Some stayed. Remember, some of the far left people stayed, in the theater, in the movies, John Howard Lawson, you know, The Hollywood Ten, they went through the Pact in that period. As a matter of fact, later on, I'm at the department store union, and the department store union at Locals 1250 and 5 are under heavy attack. This is the McCarthy period. It's still going on, Local 65, with its tentacles always looking to take in, absorb, and later on, 1250 and 5 and Local 2, agree to become part of 65.

Q:

Let's get our chronology straight. When exactly does that happen? Can you try to pinpoint it?

Foner:

Maybe '50, '51, '52.

Q:

65 is also outside of the CIO?

Foner:

65 is outside, yes. It's outside, but functioning. It's the bastion for the left.
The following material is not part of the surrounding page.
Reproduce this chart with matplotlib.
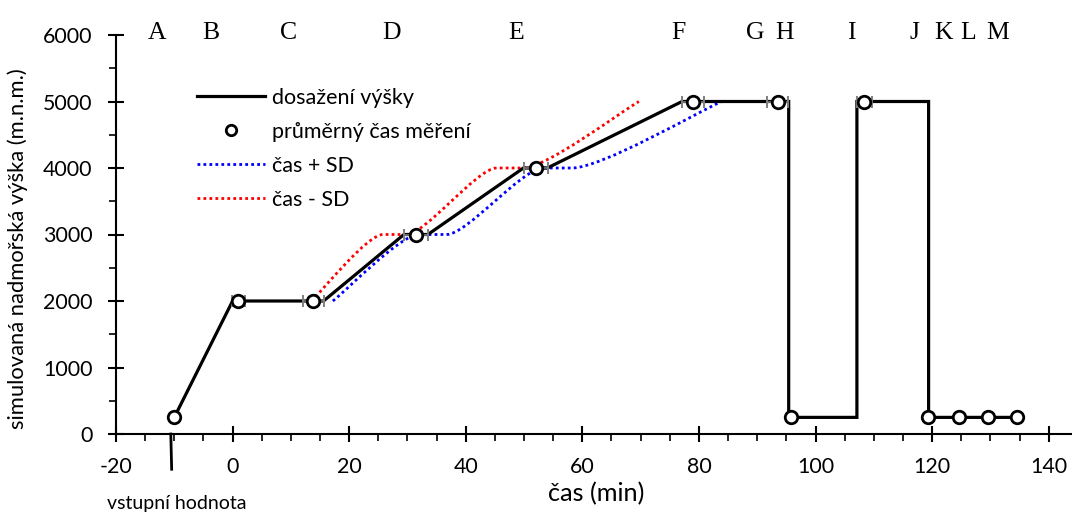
import numpy as np
import matplotlib
matplotlib.use('Agg')
import matplotlib.pyplot as plt
from matplotlib.path import Path
from matplotlib.patches import PathPatch
from matplotlib.lines import Line2D
from matplotlib.ticker import MultipleLocator

# ---- data ----
line_t = [-10, 0, 15.6, 29.4, 33.5, 49.9, 54.0, 77.1, 95.4, 95.4, 107.1, 107.1, 119.4, 119.4, 134.6]
line_h = [250, 2000, 2000, 3000, 3000, 4000, 4000, 5000, 5000, 250, 250, 5000, 5000, 250, 250]
mean_t = [-10, 1.0, 13.8, 31.4, 52.0, 79.0, 93.5, 95.8, 108.4, 119.3, 124.6, 129.6, 134.6]
mean_h = [250, 2000, 2000, 3000, 4000, 5000, 5000, 250, 5000, 250, 250, 250, 250]
mean_err = [0, 1.1, 1.8, 2.05, 2.05, 1.95, 1.85, 0, 1.25, 0, 0, 0, 0]
plus_t = [17.2, 32.0, 36.7, 53.3, 58.2, 83.9]
plus_h = [2000, 3000, 3000, 4000, 4000, 5000]
minus_t = [13.5, 25.8, 29.8, 45.3, 49.8, 69.7]
minus_h = [2000, 3000, 3000, 4000, 4000, 5000]
phase_labels = ["A", "B", "C", "D", "E", "F", "G", "H", "I", "J", "K", "L", "M"]
phase_t = [-13.0, -3.8, 9.6, 27.2, 48.7, 76.5, 89.6, 94.6, 106.2, 116.9, 121.9, 126.2, 131.3]
input_t = -10.6
legend_labels = ['dosažení výšky', 'průměrný čas měření', 'čas + SD', 'čas - SD']

SANS = ['Lato', 'DejaVu Sans']
plt.rcParams['font.family'] = SANS
plt.rcParams['axes.unicode_minus'] = False


def smooth_path(t, h):
    P = np.column_stack([t, h]).astype(float)
    n = len(P)
    m = np.zeros_like(P)
    for i in range(n):
        a = P[i - 1] if i > 0 else P[i]
        b = P[i + 1] if i < n - 1 else P[i]
        m[i] = (b - a) / 2.0
        flat_prev = i > 0 and P[i - 1, 1] == P[i, 1]
        flat_next = i < n - 1 and P[i + 1, 1] == P[i, 1]
        if flat_prev or flat_next:
            m[i, 1] = 0.0
    verts = [P[0]]
    codes = [Path.MOVETO]
    for i in range(n - 1):
        verts += [P[i] + m[i] / 3.0, P[i + 1] - m[i + 1] / 3.0, P[i + 1]]
        codes += [Path.CURVE4] * 3
    return Path(verts, codes)


W, H = 1072, 514
fig = plt.figure(figsize=(W / 100, H / 100), dpi=100)
renderer = fig.canvas.get_renderer()


def measure(s, size, rotation=0):
    t = fig.text(0, 0, s, fontsize=size, rotation=rotation)
    bb = t.get_window_extent(renderer)
    t.remove()
    return bb.width, bb.height


def fit_size(s, target_w, base=14.0):
    w, _ = measure(s, base)
    return base * target_w / w


tick_fs = fit_size('6000', 50)
leg_fs = fit_size(legend_labels[0], 142)
xlab_fs = fit_size('čas (min)', 97)
ylab_fs = fit_size('simulovaná nadmořská výška (m.n.m.)', 362)
note_fs = fit_size('vstupní hodnota', 140)

ax = fig.add_axes([116 / W, 1 - 434 / H, (W - 116) / W, (434 - 35) / H])
ax.set_xlim(-20, 144)
ax.set_ylim(0, 6000)

dot = (0, (1, 1.15))
dot_lw = 2.0
ax.add_patch(PathPatch(smooth_path(plus_t, plus_h), fill=False, edgecolor='#0000FF',
                       lw=dot_lw, linestyle=dot, capstyle='butt', zorder=2))
ax.add_patch(PathPatch(smooth_path(minus_t, minus_h), fill=False, edgecolor='#FF0000',
                       lw=dot_lw, linestyle=dot, capstyle='butt', zorder=2))

ax.plot(line_t, line_h, color='black', lw=2.3, zorder=3, solid_joinstyle='miter')

et = [t for t, e in zip(mean_t, mean_err) if e > 0]
eh = [h for h, e in zip(mean_h, mean_err) if e > 0]
ee = [e for e in mean_err if e > 0]
ax.errorbar(et, eh, xerr=ee, fmt='none', ecolor='#7f7f7f', elinewidth=1.2,
            capsize=4.5, capthick=1.4, zorder=4)
ax.plot(mean_t, mean_h, ls='none', marker='o', ms=9, mfc='white', mec='black',
        mew=2.0, zorder=5)

# input value marker
ax.plot([input_t, input_t + 0.15], [0, -530], color='black', lw=2.0, clip_on=False, zorder=5)
fig.text(107 / W, 1 - 503 / H, 'vstupní hodnota', fontsize=note_fs, ha='left', va='center')

for lab, t in zip(phase_labels, phase_t):
    ax.text(t, 5940, lab, fontsize=18.5, family=['Liberation Serif', 'DejaVu Serif'],
            ha='center', va='baseline', clip_on=False)

for s in ['top', 'right']:
    ax.spines[s].set_visible(False)
for s in ['left', 'bottom']:
    ax.spines[s].set_linewidth(1.5)

ax.xaxis.set_major_locator(MultipleLocator(20))
ax.xaxis.set_minor_locator(MultipleLocator(5))
ax.yaxis.set_major_locator(MultipleLocator(1000))
ax.yaxis.set_minor_locator(MultipleLocator(500))
ax.tick_params(which='major', direction='inout', length=12, width=1.5,
               labelsize=tick_fs)
ax.tick_params(which='minor', direction='out', length=5, width=1.2)
ax.tick_params(axis='x', which='major', pad=10.5)
ax.tick_params(axis='y', which='major', pad=11)

ax.set_xlabel('čas (min)', fontsize=xlab_fs)
ax.xaxis.set_label_coords((596 - 116) / (W - 116), -(494 - 434) / (434 - 35), transform=ax.transAxes)
ax.xaxis.label.set_va('center')
ax.set_ylabel('simulovaná nadmořská výška (m.n.m.)', fontsize=ylab_fs)
ax.yaxis.set_label_coords(-(116 - 18) / (W - 116), (434 - 249) / (434 - 35), transform=ax.transAxes)
ax.yaxis.label.set_va('center')

handles = [
    Line2D([], [], color='black', lw=2.3),
    Line2D([], [], ls='none', marker='o', ms=7.5, mfc='white', mec='black', mew=2.0),
    Line2D([], [], color='#0000FF', lw=dot_lw, linestyle=dot, dash_capstyle='butt'),
    Line2D([], [], color='#FF0000', lw=dot_lw, linestyle=dot, dash_capstyle='butt'),
]
leg_px = leg_fs * 100 / 72
_, row_h = measure(legend_labels[1], leg_fs)
ax.legend(handles, legend_labels, loc='upper left',
          bbox_to_anchor=(197 / W, 1 - (98 - row_h / 2) / H),
          bbox_transform=fig.transFigure, frameon=False, fontsize=leg_fs,
          handlelength=68 / leg_px, handletextpad=7 / leg_px,
          labelspacing=(34 - row_h) / leg_px,
          borderpad=0, borderaxespad=0)

fig.savefig('out.png', dpi=100)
This is a period when there are young people are working in the shops, and they live in New York City, and the building is like a home. The building's got a consumers service, you know, where you can buy and shop. It's got everything in there. It's got classes, it's got all kinds of things going on.

Q:

Stop for one second. During this period, you went to work -- we should pinpoint it later on -- '46 or '47, and were there other things? I mean, that department store local must have had tremendous resources to put on a play like --

Foner:

It didn't have resources.

Q:

How did you do it?

Foner:

We did it. Remember, you had a headquarters, so you rehearsed. You had a lot of people volunteering. We signed contracts with the director, 250 dollars. They rehearsed for like four months, first to cast the show, then to rehearse the show, I mean, to do the show. I remember one of the things that struck me, 65 was very, very jealous all the time of anything that was not 65. It was like not made in America, they were very critical of. They reviewed “Thursdays ‘Til Nine,” and Irving Baldinger, the editor, reviewed it under a different name. I didn't know at the time. Whereas everybody was excited about the show, 65 gave it sort of a standoffish kind of review because they weren't doing it.